→ Dataset section
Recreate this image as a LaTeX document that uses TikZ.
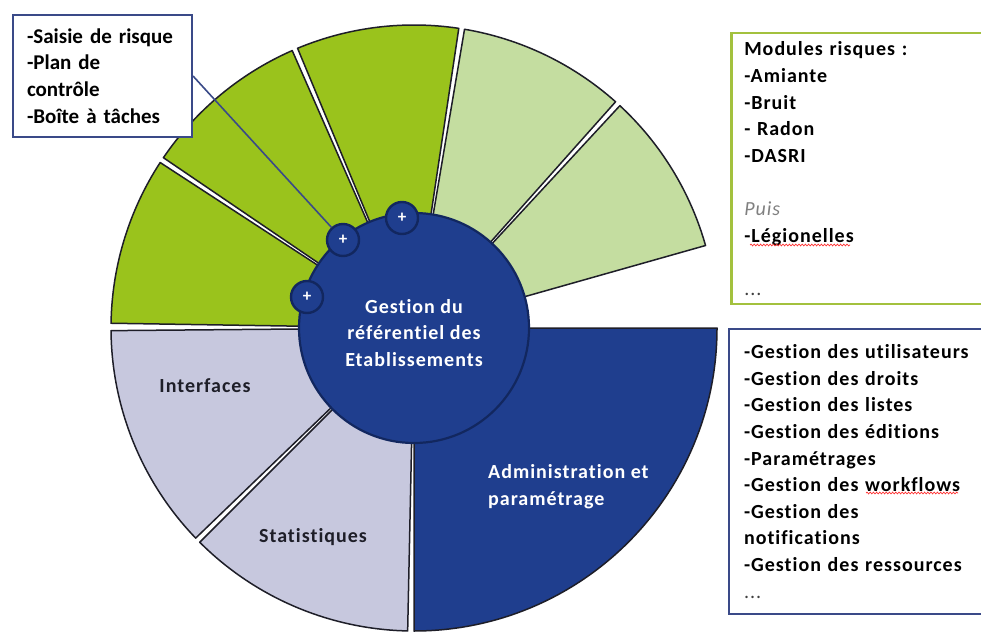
\documentclass[tikz,border=0pt]{standalone}
\usepackage{fontspec}
\setmainfont{Carlito}[Ligatures={NoCommon,NoContextual}]
\newfontfamily\wide{Carlito}[LetterSpace=5,Ligatures={NoCommon,NoContextual}]
\usetikzlibrary{decorations.pathmorphing}
\definecolor{gdark}{HTML}{9AC31C}
\definecolor{glight}{HTML}{C4DDA0}
\definecolor{lav}{HTML}{C7C8DE}
\definecolor{navy}{HTML}{1F3E8E}
\definecolor{navyline}{HTML}{12275F}
\definecolor{boxblue}{HTML}{3A4A88}
\definecolor{boxgreen}{HTML}{A3C13E}
\definecolor{ink}{HTML}{1E1E28}
\newcommand\ringsector[3]{%
  \draw[segline, fill=#1] ([shift={(#2:100pt)}]C) arc[start angle=#2, end angle=#3, radius=100pt]
    -- ([shift={(#3:303pt)}]C) arc[start angle=#3, end angle=#2, radius=303pt] -- cycle;}
\tikzset{
  segline/.style={draw=ink, line width=1.5pt, line join=round},
  hubst/.style={circle, fill=navy, draw=navyline, line width=2.2pt, inner sep=0pt},
  plusst/.style={circle, fill=navy, draw=navyline, line width=2.4pt, inner sep=0pt,
    minimum size=32pt, text=white, font=\bfseries\fontsize{17}{17}\selectfont},
  wtxt/.style={font=\wide\bfseries\fontsize{20}{26.6}\selectfont},
  conn/.style={draw=boxblue, line width=1.6pt},
  spell/.style={draw=red!80!white, line width=0.7pt, decorate,
    decoration={snake, amplitude=0.9pt, segment length=3.2pt}},
}
\begin{document}
\begin{tikzpicture}[x=1pt,y=1pt]
\useasboundingbox (0,0) rectangle (981,635);
\fill[white] (0,0) rectangle (981,635);
\coordinate (C) at (414,307);
% ring sectors
\ringsector{gdark}{146.9}{179.1}
\ringsector{gdark}{113.7}{145.8}
\ringsector{gdark}{81.5}{112.6}
\ringsector{glight}{48.3}{80.4}
\ringsector{glight}{15.8}{47.2}
\ringsector{lav}{180.5}{223.9}
\ringsector{lav}{225.0}{268.8}
\ringsector{navy}{270.0}{360}
% hub
\node[hubst, minimum size=230pt] (hub) at (C) {};
\node[wtxt, text=white, align=center] (hubtxt) at (414,302) {Gestion du\\référentiel des\\Etablissements};
% segment labels
\node[wtxt, text=ink] (interfaces) at (205,249) {Interfaces};
\node[wtxt, text=ink] (stats) at (313,98) {Statistiques};
\node[wtxt, text=white, align=left, anchor=west, inner sep=0pt] (admin) at (488,148.5) {Administration et\\paramétrage};
% top-left box
\node[draw=boxblue, line width=2pt, fill=white, minimum width=179pt, minimum height=122pt,
  text width=151pt, inner xsep=14pt, align=left,
  font=\bfseries\fontsize{21}{26.7}\selectfont] (tl) at (102.5,559)
  {-Saisie de risque\\-Plan de\\contrôle\\-Boîte à tâches};
% plus circles
\node[plusst] (p1) at (307,338) {+};
\node[plusst] (p2) at (343,395) {+};
\node[plusst] (p3) at (402,417) {+};
\draw[conn] (tl.east) -- (p2);
% top-right box
\node[draw=boxgreen, line width=2.5pt, fill=white, minimum width=260pt, minimum height=271pt,
  text width=234pt, inner xsep=13pt, align=left, anchor=north west, wtxt] (tr) at (730,603)
  {Modules risques :\\-Amiante\\-Bruit\\- Radon\\-DASRI\\[26.6pt]{\mdseries\itshape\color{gray}Puis}\\-Légionelles\\[26.6pt]{\mdseries\color{darkgray}...}};
\coordinate (sp1a) at (750,390);
\coordinate (sp1b) at (850,390);
\draw[spell] (sp1a) -- (sp1b);
% bottom-right box
\node[draw=boxblue, line width=2pt, fill=white, minimum width=262pt, minimum height=285pt,
  text width=234pt, inner xsep=15pt, align=left, anchor=north west, wtxt] (br) at (728,307)
  {-Gestion des utilisateurs\\-Gestion des droits\\-Gestion des listes\\-Gestion des éditions\\-Paramétrages\\-Gestion des workflows\\-Gestion des\\notifications\\-Gestion des ressources\\{\mdseries\color{darkgray}...}};
\coordinate (sp2a) at (866,142);
\coordinate (sp2b) at (958,142);
\draw[spell] (sp2a) -- (sp2b);
\end{tikzpicture}
\end{document}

→ To be done
Copy all the lines of data exactly as they appear, dropping any images.

→ Correct answer
Recreate this image as a LaTeX document that uses TikZ.
\documentclass[tikz,border=0pt]{standalone}
\usepackage{fontspec}
\setmainfont{Carlito}[Ligatures={NoCommon,NoContextual}]
\newfontfamily\wide{Carlito}[LetterSpace=5,Ligatures={NoCommon,NoContextual}]
\usetikzlibrary{decorations.pathmorphing}
\definecolor{gdark}{HTML}{9AC31C}
\definecolor{glight}{HTML}{C4DDA0}
\definecolor{lav}{HTML}{C7C8DE}
\definecolor{navy}{HTML}{1F3E8E}
\definecolor{navyline}{HTML}{12275F}
\definecolor{boxblue}{HTML}{3A4A88}
\definecolor{boxgreen}{HTML}{A3C13E}
\definecolor{ink}{HTML}{1E1E28}
\newcommand\ringsector[3]{%
  \draw[segline, fill=#1] ([shift={(#2:100pt)}]C) arc[start angle=#2, end angle=#3, radius=100pt]
    -- ([shift={(#3:303pt)}]C) arc[start angle=#3, end angle=#2, radius=303pt] -- cycle;}
\tikzset{
  segline/.style={draw=ink, line width=1.5pt, line join=round},
  hubst/.style={circle, fill=navy, draw=navyline, line width=2.2pt, inner sep=0pt},
  plusst/.style={circle, fill=navy, draw=navyline, line width=2.4pt, inner sep=0pt,
    minimum size=32pt, text=white, font=\bfseries\fontsize{17}{17}\selectfont},
  wtxt/.style={font=\wide\bfseries\fontsize{20}{26.6}\selectfont},
  conn/.style={draw=boxblue, line width=1.6pt},
  spell/.style={draw=red!80!white, line width=0.7pt, decorate,
    decoration={snake, amplitude=0.9pt, segment length=3.2pt}},
}
\begin{document}
\begin{tikzpicture}[x=1pt,y=1pt]
\useasboundingbox (0,0) rectangle (981,635);
\fill[white] (0,0) rectangle (981,635);
\coordinate (C) at (414,307);
% ring sectors
\ringsector{gdark}{146.9}{179.1}
\ringsector{gdark}{113.7}{145.8}
\ringsector{gdark}{81.5}{112.6}
\ringsector{glight}{48.3}{80.4}
\ringsector{glight}{15.8}{47.2}
\ringsector{lav}{180.5}{223.9}
\ringsector{lav}{225.0}{268.8}
\ringsector{navy}{270.0}{360}
% hub
\node[hubst, minimum size=230pt] (hub) at (C) {};
\node[wtxt, text=white, align=center] (hubtxt) at (414,302) {Gestion du\\référentiel des\\Etablissements};
% segment labels
\node[wtxt, text=ink] (interfaces) at (205,249) {Interfaces};
\node[wtxt, text=ink] (stats) at (313,98) {Statistiques};
\node[wtxt, text=white, align=left, anchor=west, inner sep=0pt] (admin) at (488,148.5) {Administration et\\paramétrage};
% top-left box
\node[draw=boxblue, line width=2pt, fill=white, minimum width=179pt, minimum height=122pt,
  text width=151pt, inner xsep=14pt, align=left,
  font=\bfseries\fontsize{21}{26.7}\selectfont] (tl) at (102.5,559)
  {-Saisie de risque\\-Plan de\\contrôle\\-Boîte à tâches};
% plus circles
\node[plusst] (p1) at (307,338) {+};
\node[plusst] (p2) at (343,395) {+};
\node[plusst] (p3) at (402,417) {+};
\draw[conn] (tl.east) -- (p2);
% top-right box
\node[draw=boxgreen, line width=2.5pt, fill=white, minimum width=260pt, minimum height=271pt,
  text width=234pt, inner xsep=13pt, align=left, anchor=north west, wtxt] (tr) at (730,603)
  {Modules risques :\\-Amiante\\-Bruit\\- Radon\\-DASRI\\[26.6pt]{\mdseries\itshape\color{gray}Puis}\\-Légionelles\\[26.6pt]{\mdseries\color{darkgray}...}};
\coordinate (sp1a) at (750,390);
\coordinate (sp1b) at (850,390);
\draw[spell] (sp1a) -- (sp1b);
% bottom-right box
\node[draw=boxblue, line width=2pt, fill=white, minimum width=262pt, minimum height=285pt,
  text width=234pt, inner xsep=15pt, align=left, anchor=north west, wtxt] (br) at (728,307)
  {-Gestion des utilisateurs\\-Gestion des droits\\-Gestion des listes\\-Gestion des éditions\\-Paramétrages\\-Gestion des workflows\\-Gestion des\\notifications\\-Gestion des ressources\\{\mdseries\color{darkgray}...}};
\coordinate (sp2a) at (866,142);
\coordinate (sp2b) at (958,142);
\draw[spell] (sp2a) -- (sp2b);
\end{tikzpicture}
\end{document}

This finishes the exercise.